Еще здесь нужен Иосиф Бродский с его безупречной в своей бытийной и стилистической истине философско-поэтической максиме «Смерть — это то, что бывает с другими». Это обескураживающая бесспорность концентрирует в себе по сути все предшествующие философские наработки, представляя их всего лишь в одной кристально-чистой фразе.
Платон — Шопенгауэр — Хайдеггер — Янкелевич — Бродский. Вот цепочка неумолимого шествия философской танатологии, которая обнаружила в итоге наивную сократическую простоту: «знаю лишь то, что ничего не знаю». Между ними, конечно, вся вершинная история философии и литературы, где и Августин, и Паскаль, и Кьеркегор, и Ницше, и Достоевский, и Федоров, и Толстой, и Соловьев, и Платонов, и Шестов, и Бунин, и Мандельштам, и Рильке, и Т. Манн, и Гессе, и Ясперс, и Бубер, и Марсель, и Камю, и Сартр, и Бланшо, и Батай, и Слотердайк… и еще бесчисленное множество ярчайших имен.

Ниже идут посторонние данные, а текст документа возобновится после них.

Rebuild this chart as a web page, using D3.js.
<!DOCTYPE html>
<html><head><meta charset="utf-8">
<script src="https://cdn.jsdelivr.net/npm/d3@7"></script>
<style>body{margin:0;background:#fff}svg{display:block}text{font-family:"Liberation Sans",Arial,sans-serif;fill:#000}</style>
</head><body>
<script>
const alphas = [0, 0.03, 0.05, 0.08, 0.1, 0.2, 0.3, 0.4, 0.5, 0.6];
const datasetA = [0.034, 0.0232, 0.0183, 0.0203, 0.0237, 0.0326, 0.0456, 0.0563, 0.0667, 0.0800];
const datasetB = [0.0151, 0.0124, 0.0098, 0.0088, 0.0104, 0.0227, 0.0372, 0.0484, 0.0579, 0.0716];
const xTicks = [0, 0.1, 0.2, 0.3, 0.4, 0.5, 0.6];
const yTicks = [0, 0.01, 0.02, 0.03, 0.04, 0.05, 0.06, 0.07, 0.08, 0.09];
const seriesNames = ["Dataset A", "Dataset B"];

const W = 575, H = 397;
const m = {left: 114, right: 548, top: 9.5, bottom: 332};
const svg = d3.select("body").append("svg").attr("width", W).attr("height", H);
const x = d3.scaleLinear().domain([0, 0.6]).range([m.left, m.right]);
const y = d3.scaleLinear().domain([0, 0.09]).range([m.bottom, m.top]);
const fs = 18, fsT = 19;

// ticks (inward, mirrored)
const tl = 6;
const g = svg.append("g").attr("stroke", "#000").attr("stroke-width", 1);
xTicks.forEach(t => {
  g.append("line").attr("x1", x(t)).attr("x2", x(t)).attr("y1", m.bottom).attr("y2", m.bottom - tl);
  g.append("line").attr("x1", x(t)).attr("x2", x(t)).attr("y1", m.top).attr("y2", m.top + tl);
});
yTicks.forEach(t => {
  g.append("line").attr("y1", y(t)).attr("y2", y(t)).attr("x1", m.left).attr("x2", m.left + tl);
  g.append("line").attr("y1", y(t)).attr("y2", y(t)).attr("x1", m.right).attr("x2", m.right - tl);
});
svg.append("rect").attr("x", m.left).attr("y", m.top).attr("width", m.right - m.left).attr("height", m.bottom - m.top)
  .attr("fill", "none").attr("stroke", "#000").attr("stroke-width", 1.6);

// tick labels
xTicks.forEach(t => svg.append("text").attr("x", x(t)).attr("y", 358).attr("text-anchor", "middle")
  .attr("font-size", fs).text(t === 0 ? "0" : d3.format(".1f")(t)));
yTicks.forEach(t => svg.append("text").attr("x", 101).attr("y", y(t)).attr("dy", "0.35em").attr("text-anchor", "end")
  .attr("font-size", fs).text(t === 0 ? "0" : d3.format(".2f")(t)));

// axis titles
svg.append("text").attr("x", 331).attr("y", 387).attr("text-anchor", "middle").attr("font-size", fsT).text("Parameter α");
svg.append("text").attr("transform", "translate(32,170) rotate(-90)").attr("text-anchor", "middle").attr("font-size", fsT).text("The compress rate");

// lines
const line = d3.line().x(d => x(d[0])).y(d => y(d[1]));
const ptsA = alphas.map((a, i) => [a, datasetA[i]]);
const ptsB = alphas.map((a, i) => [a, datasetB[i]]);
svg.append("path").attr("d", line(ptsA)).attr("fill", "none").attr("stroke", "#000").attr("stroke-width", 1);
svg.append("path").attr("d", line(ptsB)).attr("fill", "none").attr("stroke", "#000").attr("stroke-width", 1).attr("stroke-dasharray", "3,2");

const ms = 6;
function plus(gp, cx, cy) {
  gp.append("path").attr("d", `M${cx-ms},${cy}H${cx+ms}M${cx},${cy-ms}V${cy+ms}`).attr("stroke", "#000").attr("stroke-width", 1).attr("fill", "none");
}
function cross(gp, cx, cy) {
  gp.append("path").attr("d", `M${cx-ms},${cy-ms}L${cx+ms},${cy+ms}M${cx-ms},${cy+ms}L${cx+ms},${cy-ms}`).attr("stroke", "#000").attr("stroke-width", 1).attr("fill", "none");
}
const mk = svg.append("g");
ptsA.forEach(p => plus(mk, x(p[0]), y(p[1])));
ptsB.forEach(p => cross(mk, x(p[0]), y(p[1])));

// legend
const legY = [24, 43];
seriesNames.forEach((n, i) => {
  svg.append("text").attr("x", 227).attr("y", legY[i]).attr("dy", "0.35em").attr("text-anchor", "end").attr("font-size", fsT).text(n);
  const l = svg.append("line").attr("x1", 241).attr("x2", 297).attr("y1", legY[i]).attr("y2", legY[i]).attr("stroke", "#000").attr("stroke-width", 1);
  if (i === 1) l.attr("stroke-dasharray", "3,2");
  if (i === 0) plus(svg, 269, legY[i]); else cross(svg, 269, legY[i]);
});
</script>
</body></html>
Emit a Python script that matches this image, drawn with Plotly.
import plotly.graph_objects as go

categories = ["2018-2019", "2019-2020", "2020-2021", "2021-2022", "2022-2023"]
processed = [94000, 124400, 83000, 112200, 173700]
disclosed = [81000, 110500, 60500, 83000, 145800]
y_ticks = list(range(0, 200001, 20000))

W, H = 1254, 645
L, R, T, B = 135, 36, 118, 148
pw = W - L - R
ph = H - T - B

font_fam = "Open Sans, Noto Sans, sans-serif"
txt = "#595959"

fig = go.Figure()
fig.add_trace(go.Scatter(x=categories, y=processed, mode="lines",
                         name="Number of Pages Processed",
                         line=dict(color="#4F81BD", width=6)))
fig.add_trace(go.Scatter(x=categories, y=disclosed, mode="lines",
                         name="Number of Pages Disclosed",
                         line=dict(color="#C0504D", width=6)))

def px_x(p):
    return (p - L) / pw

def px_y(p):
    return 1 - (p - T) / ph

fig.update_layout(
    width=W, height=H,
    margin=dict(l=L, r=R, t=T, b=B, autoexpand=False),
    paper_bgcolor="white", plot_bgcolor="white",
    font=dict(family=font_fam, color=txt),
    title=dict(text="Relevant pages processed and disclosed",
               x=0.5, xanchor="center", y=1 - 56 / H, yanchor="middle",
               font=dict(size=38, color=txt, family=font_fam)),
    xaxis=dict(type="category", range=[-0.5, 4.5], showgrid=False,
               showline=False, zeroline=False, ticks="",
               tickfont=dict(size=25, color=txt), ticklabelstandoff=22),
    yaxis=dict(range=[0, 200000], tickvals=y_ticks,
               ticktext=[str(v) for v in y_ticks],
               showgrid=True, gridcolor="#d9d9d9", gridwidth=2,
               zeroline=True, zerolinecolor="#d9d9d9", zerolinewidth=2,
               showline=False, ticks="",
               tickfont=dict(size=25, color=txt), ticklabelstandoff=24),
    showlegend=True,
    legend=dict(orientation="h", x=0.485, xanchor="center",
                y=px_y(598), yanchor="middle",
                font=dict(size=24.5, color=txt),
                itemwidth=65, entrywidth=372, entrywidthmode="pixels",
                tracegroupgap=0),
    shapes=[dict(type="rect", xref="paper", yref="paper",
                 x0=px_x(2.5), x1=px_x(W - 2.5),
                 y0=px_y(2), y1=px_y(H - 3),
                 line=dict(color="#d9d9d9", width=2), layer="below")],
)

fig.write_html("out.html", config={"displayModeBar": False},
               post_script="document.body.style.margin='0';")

Но вот что можно сказать в итоге? Можно ли что-то сказать? Смерть — это человеческое. Да, многие подпишутся под этим. Смерть — это слишком человеческое. И еще больше людей подпишется под этим. Смерть — это нечеловеческое. И здесь сторонников будет огромное количество. Смерть — это сверхчеловеческое. Увы, и с этим согласятся многие.
Возможно самое главное чудо смерти в том, что она не просто разнолика, но просто непостижима, непостижима как день Божий, как улыбка младенца, как луч вечернего заката. И эта ее очень ясная и простая непостижимость, для которой необходимо лишь минимум рефлексии, но максимум интеллектуальной честности, не позволяет применить к ней три самые распространенные стратегии: смирение, преодоление, игнорирование.

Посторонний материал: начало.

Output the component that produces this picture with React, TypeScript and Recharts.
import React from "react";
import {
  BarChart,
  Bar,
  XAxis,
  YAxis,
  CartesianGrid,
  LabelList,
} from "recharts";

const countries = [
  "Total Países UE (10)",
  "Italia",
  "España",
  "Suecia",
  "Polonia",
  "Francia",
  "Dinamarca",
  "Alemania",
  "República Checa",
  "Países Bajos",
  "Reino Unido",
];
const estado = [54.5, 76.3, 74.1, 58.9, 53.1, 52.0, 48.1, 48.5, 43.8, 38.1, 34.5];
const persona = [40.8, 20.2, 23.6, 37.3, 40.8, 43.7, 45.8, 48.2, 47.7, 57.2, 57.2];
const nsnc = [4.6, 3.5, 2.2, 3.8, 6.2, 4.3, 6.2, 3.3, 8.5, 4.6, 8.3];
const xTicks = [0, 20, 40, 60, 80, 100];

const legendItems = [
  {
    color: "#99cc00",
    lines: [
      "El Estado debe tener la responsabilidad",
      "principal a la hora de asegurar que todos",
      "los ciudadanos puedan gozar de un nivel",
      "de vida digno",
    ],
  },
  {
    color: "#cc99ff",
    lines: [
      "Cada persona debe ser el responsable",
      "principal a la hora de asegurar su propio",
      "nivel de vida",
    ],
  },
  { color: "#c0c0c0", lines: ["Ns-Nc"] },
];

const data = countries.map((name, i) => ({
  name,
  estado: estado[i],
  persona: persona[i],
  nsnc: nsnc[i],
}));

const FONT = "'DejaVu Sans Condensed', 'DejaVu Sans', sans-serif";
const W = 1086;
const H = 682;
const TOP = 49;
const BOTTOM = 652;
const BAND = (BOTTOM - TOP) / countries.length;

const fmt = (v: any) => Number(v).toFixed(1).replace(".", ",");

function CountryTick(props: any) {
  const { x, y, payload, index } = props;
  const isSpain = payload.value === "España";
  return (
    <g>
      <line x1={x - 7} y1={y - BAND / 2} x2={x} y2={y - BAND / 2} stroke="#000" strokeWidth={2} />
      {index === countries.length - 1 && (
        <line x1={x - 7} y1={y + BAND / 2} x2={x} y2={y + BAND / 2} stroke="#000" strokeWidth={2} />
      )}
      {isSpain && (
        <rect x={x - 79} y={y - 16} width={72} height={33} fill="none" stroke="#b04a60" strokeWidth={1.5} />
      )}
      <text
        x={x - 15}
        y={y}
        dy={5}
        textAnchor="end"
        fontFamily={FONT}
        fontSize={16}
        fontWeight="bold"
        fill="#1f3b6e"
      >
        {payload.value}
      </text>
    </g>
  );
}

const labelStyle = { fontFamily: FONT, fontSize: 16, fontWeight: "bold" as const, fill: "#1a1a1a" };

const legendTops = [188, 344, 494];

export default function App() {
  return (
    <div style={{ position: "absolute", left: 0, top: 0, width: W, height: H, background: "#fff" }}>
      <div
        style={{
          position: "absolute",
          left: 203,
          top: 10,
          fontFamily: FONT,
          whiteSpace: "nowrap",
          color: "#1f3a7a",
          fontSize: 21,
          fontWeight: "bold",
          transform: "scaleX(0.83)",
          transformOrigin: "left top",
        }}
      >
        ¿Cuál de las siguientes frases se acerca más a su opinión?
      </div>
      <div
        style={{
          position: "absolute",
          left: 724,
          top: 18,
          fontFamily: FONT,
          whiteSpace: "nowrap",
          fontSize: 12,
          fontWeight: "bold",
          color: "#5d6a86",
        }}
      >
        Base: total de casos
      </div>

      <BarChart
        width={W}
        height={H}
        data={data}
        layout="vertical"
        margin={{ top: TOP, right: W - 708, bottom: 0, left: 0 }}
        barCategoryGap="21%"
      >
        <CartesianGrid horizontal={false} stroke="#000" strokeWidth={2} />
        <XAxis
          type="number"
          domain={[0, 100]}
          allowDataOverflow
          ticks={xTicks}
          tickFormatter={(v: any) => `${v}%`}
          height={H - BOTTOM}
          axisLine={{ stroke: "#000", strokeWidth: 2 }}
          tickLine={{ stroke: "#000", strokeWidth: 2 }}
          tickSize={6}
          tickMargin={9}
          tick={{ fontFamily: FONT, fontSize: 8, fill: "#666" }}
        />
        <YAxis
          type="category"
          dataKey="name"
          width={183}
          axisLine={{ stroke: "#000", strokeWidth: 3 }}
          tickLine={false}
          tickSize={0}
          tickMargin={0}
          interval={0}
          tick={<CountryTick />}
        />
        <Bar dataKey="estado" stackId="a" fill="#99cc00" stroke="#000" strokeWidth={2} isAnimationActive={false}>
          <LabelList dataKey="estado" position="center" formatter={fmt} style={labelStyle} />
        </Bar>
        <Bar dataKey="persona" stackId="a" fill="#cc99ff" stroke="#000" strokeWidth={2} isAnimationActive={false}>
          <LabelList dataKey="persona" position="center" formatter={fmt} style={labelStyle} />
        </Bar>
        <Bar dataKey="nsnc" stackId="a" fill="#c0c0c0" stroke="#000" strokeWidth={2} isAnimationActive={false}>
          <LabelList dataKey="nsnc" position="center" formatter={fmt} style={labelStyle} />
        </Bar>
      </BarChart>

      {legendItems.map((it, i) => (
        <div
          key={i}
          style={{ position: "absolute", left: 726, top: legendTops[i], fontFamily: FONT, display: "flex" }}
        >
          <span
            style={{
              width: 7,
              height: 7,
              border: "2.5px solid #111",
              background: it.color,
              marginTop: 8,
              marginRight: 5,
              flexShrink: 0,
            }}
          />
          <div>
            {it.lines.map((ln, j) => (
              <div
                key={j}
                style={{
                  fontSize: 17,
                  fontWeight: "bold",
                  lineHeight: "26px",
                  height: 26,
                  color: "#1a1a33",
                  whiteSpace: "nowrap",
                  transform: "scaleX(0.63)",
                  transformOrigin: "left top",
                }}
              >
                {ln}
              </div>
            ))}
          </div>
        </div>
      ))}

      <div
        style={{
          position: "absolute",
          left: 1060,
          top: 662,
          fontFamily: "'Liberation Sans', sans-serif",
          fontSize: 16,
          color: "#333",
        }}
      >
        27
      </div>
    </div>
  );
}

А что ж остается тогда человеку? Он может смириться со смертью и смертностью, и в этом обрести волю к жизни; он может рьяно стремиться всячески преодолеть смерть, и в этом обрести высочайшие цель и смысл своей жизни; и он можно попросту не замечать, игнорировать смерть, пытаясь наслаждениями компенсировать свой страх и пустоту.
Но непостижимость не позволяет ни одну из этих стратегий назвать истинной. В них в этих стратегиях сквозит и самая банальная гордыня, и
Так что же остается
Да, остается. Ожидание и надежда. Ожидание чуда и надежда на тайну. Ибо еще ничего не ясно.